EXERCISE PROMPT. In the lines below, output everything from the first line through the line containing "plt.rcParams['font.family'] = 'Liberation" exactly as it is. Pictures are not part of the output.

=-=-=

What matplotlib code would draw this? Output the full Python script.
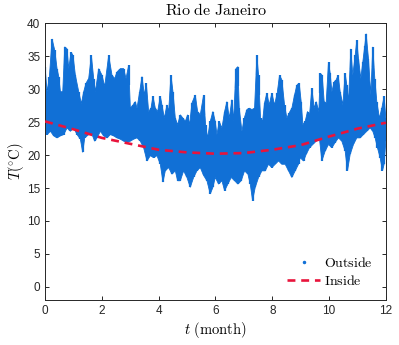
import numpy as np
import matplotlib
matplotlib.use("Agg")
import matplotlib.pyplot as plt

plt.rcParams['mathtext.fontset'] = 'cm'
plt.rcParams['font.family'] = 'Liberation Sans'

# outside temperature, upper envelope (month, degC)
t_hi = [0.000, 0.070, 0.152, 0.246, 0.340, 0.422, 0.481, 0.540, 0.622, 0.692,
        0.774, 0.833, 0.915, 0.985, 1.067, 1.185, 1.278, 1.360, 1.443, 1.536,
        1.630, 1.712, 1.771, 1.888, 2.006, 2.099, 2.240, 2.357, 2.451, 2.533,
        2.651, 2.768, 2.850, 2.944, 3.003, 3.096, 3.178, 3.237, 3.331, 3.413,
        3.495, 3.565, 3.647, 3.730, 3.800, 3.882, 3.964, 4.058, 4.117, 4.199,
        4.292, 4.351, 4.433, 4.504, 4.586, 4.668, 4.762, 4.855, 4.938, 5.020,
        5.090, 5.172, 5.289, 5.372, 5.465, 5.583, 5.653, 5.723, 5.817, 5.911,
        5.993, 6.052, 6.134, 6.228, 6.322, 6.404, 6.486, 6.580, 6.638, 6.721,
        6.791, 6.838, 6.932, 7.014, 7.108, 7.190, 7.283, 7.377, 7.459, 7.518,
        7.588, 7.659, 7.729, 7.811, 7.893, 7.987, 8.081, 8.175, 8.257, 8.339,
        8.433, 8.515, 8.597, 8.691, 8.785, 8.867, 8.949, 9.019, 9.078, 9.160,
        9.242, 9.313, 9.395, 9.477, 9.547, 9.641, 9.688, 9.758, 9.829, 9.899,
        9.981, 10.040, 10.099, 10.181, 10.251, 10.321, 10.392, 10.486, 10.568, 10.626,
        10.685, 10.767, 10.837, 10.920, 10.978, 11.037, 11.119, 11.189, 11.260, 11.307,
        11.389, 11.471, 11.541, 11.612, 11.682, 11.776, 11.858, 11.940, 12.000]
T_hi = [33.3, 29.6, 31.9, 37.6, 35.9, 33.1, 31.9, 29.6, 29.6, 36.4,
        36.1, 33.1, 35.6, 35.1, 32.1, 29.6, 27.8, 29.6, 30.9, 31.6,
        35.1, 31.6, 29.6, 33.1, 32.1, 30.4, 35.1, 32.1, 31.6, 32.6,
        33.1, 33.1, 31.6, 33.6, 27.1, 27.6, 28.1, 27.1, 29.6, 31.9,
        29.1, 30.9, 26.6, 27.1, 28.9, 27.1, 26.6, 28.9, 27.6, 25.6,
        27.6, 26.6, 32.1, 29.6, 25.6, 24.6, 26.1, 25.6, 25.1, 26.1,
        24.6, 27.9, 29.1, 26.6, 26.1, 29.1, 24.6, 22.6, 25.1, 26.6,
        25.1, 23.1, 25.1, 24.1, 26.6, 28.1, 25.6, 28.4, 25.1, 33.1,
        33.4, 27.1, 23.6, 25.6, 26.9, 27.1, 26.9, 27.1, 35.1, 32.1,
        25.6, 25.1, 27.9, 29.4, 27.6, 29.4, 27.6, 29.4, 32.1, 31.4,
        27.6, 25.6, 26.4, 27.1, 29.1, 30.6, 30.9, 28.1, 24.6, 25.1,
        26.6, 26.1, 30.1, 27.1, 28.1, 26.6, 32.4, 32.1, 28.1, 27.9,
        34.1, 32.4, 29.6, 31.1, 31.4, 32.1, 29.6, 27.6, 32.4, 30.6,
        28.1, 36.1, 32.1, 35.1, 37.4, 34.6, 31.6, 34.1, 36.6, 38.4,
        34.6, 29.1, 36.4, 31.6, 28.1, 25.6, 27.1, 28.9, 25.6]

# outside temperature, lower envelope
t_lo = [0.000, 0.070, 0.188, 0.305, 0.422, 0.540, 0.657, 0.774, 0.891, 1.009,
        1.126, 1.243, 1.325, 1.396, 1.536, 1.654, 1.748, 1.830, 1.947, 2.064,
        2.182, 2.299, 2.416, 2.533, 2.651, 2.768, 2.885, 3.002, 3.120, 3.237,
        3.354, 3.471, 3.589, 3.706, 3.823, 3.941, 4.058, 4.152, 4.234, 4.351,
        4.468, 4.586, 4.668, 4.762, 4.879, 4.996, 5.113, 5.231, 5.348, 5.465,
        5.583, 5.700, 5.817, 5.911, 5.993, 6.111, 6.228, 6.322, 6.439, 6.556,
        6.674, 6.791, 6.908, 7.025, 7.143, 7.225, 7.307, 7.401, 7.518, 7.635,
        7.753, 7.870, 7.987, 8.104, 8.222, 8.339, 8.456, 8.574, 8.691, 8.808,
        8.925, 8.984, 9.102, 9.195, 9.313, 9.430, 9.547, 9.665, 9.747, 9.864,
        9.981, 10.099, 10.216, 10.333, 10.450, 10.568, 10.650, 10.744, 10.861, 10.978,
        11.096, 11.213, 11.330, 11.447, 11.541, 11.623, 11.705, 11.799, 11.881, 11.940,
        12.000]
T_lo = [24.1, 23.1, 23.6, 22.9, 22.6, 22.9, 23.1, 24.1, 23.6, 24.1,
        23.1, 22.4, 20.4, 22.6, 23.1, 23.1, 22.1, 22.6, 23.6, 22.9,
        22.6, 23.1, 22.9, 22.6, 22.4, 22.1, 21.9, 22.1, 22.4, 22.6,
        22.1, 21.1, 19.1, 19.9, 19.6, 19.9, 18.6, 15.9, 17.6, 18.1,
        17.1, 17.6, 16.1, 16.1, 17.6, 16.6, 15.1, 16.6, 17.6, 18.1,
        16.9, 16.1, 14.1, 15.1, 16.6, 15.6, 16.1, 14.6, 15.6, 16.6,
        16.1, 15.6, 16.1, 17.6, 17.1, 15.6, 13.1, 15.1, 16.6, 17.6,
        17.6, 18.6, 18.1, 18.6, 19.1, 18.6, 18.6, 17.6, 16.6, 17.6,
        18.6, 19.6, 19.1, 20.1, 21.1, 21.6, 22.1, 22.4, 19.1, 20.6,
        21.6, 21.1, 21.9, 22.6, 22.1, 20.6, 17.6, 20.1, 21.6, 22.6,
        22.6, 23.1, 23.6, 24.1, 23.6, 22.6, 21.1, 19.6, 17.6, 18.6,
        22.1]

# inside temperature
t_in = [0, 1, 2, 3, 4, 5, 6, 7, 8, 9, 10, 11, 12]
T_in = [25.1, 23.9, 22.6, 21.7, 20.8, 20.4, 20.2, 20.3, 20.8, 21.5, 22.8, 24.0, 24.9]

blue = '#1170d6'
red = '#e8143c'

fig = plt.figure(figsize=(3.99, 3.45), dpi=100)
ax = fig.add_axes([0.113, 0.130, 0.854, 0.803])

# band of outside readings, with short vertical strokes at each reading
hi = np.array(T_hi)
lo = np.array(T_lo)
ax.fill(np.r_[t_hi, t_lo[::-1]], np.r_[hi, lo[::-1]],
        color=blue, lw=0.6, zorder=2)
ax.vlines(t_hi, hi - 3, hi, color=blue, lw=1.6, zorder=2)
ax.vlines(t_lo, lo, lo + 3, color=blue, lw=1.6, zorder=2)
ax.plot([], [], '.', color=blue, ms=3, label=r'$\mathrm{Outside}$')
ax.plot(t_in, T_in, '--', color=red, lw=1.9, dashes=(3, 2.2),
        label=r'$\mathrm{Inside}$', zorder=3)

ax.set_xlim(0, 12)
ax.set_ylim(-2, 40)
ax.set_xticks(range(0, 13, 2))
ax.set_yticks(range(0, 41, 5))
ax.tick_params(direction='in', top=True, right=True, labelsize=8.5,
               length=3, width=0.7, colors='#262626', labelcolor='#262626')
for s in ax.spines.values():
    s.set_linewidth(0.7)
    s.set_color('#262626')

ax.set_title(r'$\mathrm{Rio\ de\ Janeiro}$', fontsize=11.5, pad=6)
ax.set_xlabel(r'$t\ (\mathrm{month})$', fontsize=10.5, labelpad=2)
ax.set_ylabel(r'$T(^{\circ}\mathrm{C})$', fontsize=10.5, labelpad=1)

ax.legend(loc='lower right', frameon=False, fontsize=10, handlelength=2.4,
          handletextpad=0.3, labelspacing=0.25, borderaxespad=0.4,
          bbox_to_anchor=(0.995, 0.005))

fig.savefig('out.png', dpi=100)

=-=-=

WRITTEN SOLUTION.
What matplotlib code would draw this? Output the full Python script.
import numpy as np
import matplotlib
matplotlib.use("Agg")
import matplotlib.pyplot as plt

plt.rcParams['mathtext.fontset'] = 'cm'
plt.rcParams['font.family'] = 'Liberation Sans'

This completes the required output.